Responding to my post yesterday, Tonya muses about whether she has just coined the term "cringeworthy." Well, in fact, she admits that she did:
Turns out that I did make up that term -- Ira [Glass] does use the term cringe-a-thon, however -- but I'm not gonna pat myself on the back too much. I think that ever since that Spongeworthy episode of Seinfeld, it's been common for people (or at least me) to add "worthy" as a suffix to existing words to create a new word that describes whether some thing qualifies for some other thing.
Putting a new word into American lingo has been a goal of mine for many years. Remember, I tried to launch "eyedar" using this blog and its 40-50 regular readers as a vehicle. People had uttered "eyedar" in the past, but not to mean the uncanny ability of women to detect when their male companion is checking out another woman. But my "launch" of "eyedar" doesn't seem to have worked so far. It's not easy to invent a new word, particularly if you're not a high profile person.

I used to believe I had invented the word "megabucks." I used the word in a college newspaper column in the late 1970s, several years before the word became popular (during the 1980s Wall Street boom). I swear to this day that I had never previously heard or read the term. And the term "mega" stuck in front of an English word wasn't really popular back in the 1970s. But then I found in some lexicography or etymology book that there was a printed use of the "megabucks" dating back to 1948.

Anyway, getting back to Tonya and her new word: Nowadays, if you think you may have invented a word, it's handy to Google it. The absence of a word on Google doesn't prove that the word is not in use, but its presence on Google might tell you the opposite. A Google search for "cringeworthy" yields 174,000 results.

Tonya, I hope that doesn't make you cringe, or even wince. As Mr. Verb pointed out in your comments, you undoubtedly went through the same creative process as those other 174,000 people -- like Newton and Liebniz independently discovering calculus at the same time.

Comments:
As you no doubt know, Oscar, 'eyedar' gets some 'g-hits' (as hipper folks calls the results of a google search.) That word is for me like Colbert's 'truthiness' (the American Dialect Society's current word of the year, of course) -- it's a word I love, but find a hard time using.

You just gotta get eyedar into high schools.

But Tonya's word, I'm still pondering that one ...
 
If 174,000 people were to create a new word at the same time, that would be quite an extraordinary wordgasm.

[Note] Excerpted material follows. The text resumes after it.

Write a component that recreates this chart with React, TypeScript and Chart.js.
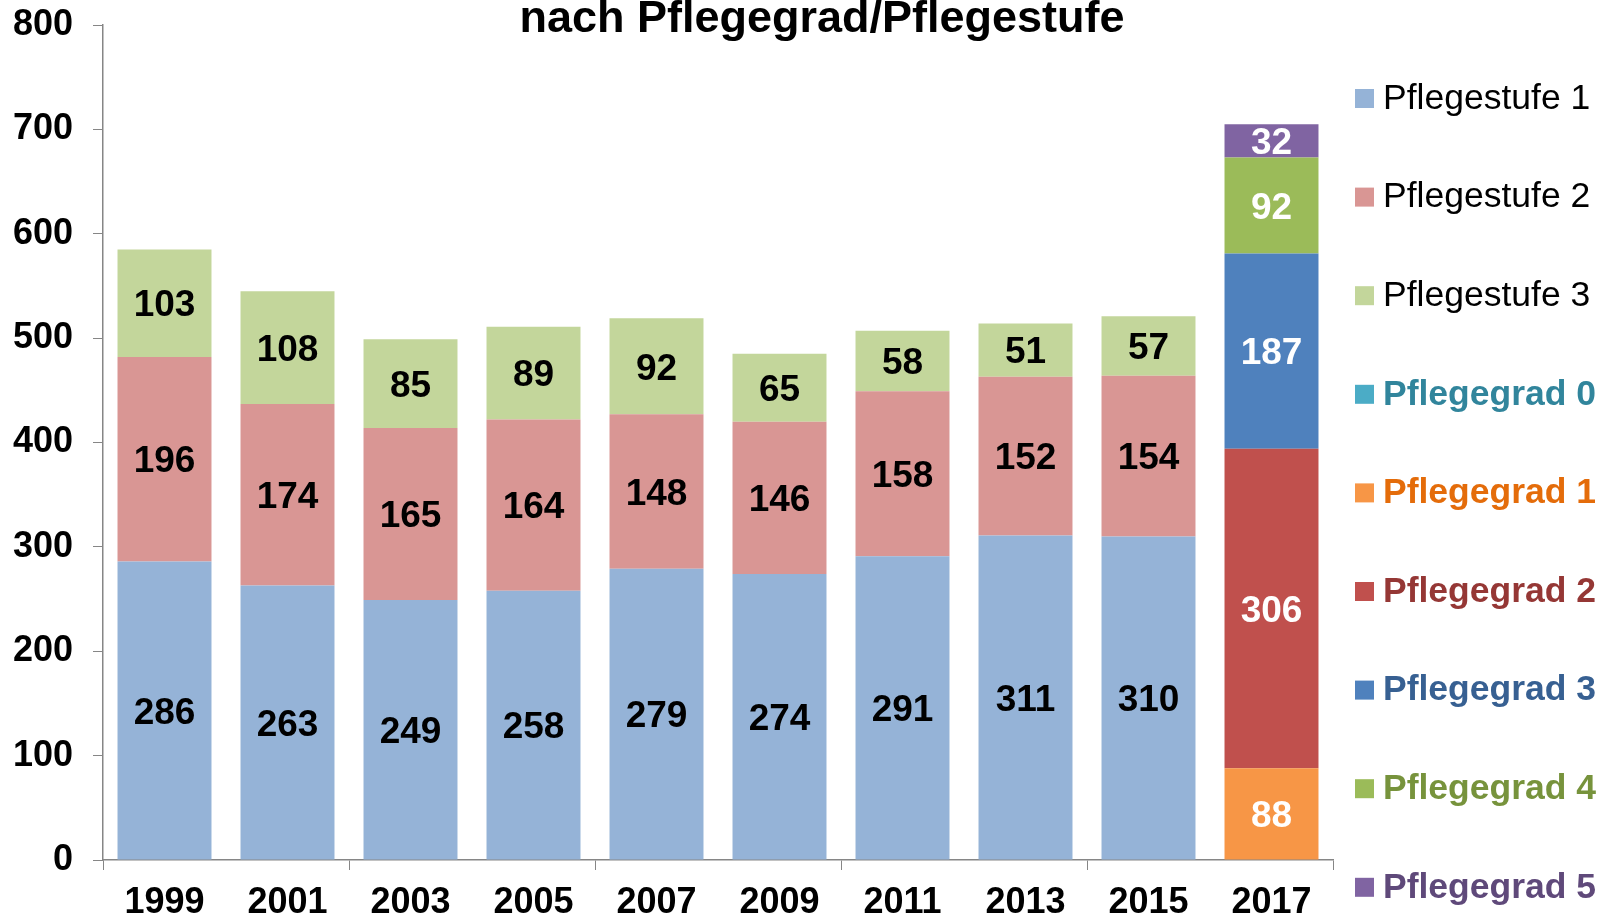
import React, { useEffect, useRef } from "react";
import { Chart, registerables } from "chart.js";

Chart.register(...registerables);

const years = ["1999", "2001", "2003", "2005", "2007", "2009", "2011", "2013", "2015", "2017"];
const pflegestufe1 = [286, 263, 249, 258, 279, 274, 291, 311, 310, null];
const pflegestufe2 = [196, 174, 165, 164, 148, 146, 158, 152, 154, null];
const pflegestufe3 = [103, 108, 85, 89, 92, 65, 58, 51, 57, null];
const pflegegrad0 = [null, null, null, null, null, null, null, null, null, null];
const pflegegrad1 = [null, null, null, null, null, null, null, null, null, 88];
const pflegegrad2 = [null, null, null, null, null, null, null, null, null, 306];
const pflegegrad3 = [null, null, null, null, null, null, null, null, null, 187];
const pflegegrad4 = [null, null, null, null, null, null, null, null, null, 92];
const pflegegrad5 = [null, null, null, null, null, null, null, null, null, 32];

const seriesNames = [
  "Pflegestufe 1", "Pflegestufe 2", "Pflegestufe 3",
  "Pflegegrad 0", "Pflegegrad 1", "Pflegegrad 2", "Pflegegrad 3", "Pflegegrad 4", "Pflegegrad 5",
];
const seriesData = [pflegestufe1, pflegestufe2, pflegestufe3, pflegegrad0, pflegegrad1, pflegegrad2, pflegegrad3, pflegegrad4, pflegegrad5];
const fillColors = ["#95B3D7", "#D99694", "#C3D69B", "#4BACC6", "#F79646", "#C0504D", "#4F81BD", "#9BBB59", "#8064A2"];
const legendTextColors = ["#000000", "#000000", "#000000", "#31859C", "#E46C0A", "#953735", "#376092", "#77933C", "#5F497A"];
const labelColors = ["#000000", "#000000", "#000000", "#FFFFFF", "#FFFFFF", "#FFFFFF", "#FFFFFF", "#FFFFFF", "#FFFFFF"];
const titleText = "nach Pflegegrad/Pflegestufe";

const FONT = "'Liberation Sans', Arial, sans-serif";
const AXIS = "#868686";

const labelsPlugin = {
  id: "valueLabels",
  afterDatasetsDraw(chart: any) {
    const ctx = chart.ctx;
    ctx.save();
    ctx.font = `bold 37px ${FONT}`;
    ctx.textAlign = "center";
    ctx.textBaseline = "middle";
    chart.data.datasets.forEach((ds: any, di: number) => {
      const meta = chart.getDatasetMeta(di);
      meta.data.forEach((el: any, i: number) => {
        const v = ds.data[i];
        if (v === null || v === undefined) return;
        const p = el.getProps(["x", "y", "base"], true);
        ctx.fillStyle = labelColors[di];
        ctx.fillText(String(v), p.x, (p.y + p.base) / 2 + 3);
      });
    });
    ctx.restore();
  },
};

const legendTitlePlugin = {
  id: "legendTitle",
  afterDraw(chart: any) {
    const ctx = chart.ctx;
    ctx.save();
    ctx.font = `bold 45px ${FONT}`;
    ctx.fillStyle = "#000";
    ctx.textAlign = "center";
    ctx.textBaseline = "alphabetic";
    ctx.fillText(titleText, 822, 32);
    const startY = 98;
    const step = 98.6;
    seriesNames.forEach((name, i) => {
      const cy = startY + i * step;
      ctx.fillStyle = fillColors[i];
      ctx.fillRect(1355, cy - 9, 19, 19);
      ctx.font = (i < 3 ? "" : "bold ") + `35.5px ${FONT}`;
      ctx.fillStyle = legendTextColors[i];
      ctx.textAlign = "left";
      ctx.textBaseline = "middle";
      ctx.fillText(name, 1383, cy + 1);
    });
    ctx.restore();
  },
};

export default function App() {
  const ref = useRef<HTMLCanvasElement>(null);
  useEffect(() => {
    if (!ref.current) return;
    const chart = new Chart(ref.current, {
      type: "bar",
      data: {
        labels: years,
        datasets: seriesNames.map((n, i) => ({
          label: n,
          data: seriesData[i] as any,
          backgroundColor: fillColors[i],
          borderWidth: 0,
          barPercentage: 1,
          categoryPercentage: 0.764,
        })),
      },
      options: {
        responsive: false,
        devicePixelRatio: 1,
        animation: false,
        layout: { autoPadding: false, padding: { top: 25, right: 272, bottom: 0, left: 0 } },
        plugins: {
          legend: { display: false },
          title: { display: false },
          tooltip: { enabled: false },
        },
        scales: {
          x: {
            stacked: true,
            grid: {
              display: true,
              offset: true,
              drawOnChartArea: false,
              drawTicks: true,
              tickLength: 10,
              tickColor: (c: any) => (c.index === undefined || c.index % 2 === 0 ? AXIS : "rgba(0,0,0,0)"),
              color: AXIS,
            },
            border: { display: true, color: AXIS, width: 1.5 },
            ticks: {
              color: "#000",
              font: { family: FONT, size: 36, weight: "bold" },
              padding: 11,
              maxRotation: 0,
              autoSkip: false,
            },
            afterFit: (s: any) => { s.height = 63; s.paddingLeft = 0; s.paddingRight = 0; },
          },
          y: {
            stacked: true,
            min: 0,
            max: 800,
            grid: {
              display: true,
              drawOnChartArea: false,
              drawTicks: true,
              tickLength: 10,
              color: AXIS,
              tickColor: AXIS,
            },
            border: { display: true, color: AXIS, width: 1.5 },
            ticks: {
              stepSize: 100,
              color: "#000",
              font: { family: FONT, size: 36, weight: "bold" },
              padding: 20,
            },
            afterFit: (s: any) => { s.width = 103; s.paddingTop = 0; s.paddingBottom = 0; },
          },
        },
      },
      plugins: [labelsPlugin, legendTitlePlugin],
    });
    return () => chart.destroy();
  }, []);
  return (
    <div style={{ position: "absolute", left: 0, top: 0, width: 1605, height: 923, background: "#fff" }}>
      <canvas ref={ref} width={1605} height={923} style={{ display: "block" }} />
    </div>
  );
}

Note that wordgasm is in the Urban Dictionary, but it doesn't include my definition -- the simultaneous creation of a new word by two or more people.
 
Oscar, how quickly you forget that you and I came up with the "new" usage for the mathematical word Googleplex to refer to a multiplex cinema, shortly after they became a ubiquitous feature of the suburban landscape, sometime during our high school days. Obviously, we weren't the only ones, since it was a joke on Futurama, but you heard it here first!

--
olqva - (1) A woman's name, common in the Scandanavian penninusla. (2) A Klingon toast (3) the old kiva.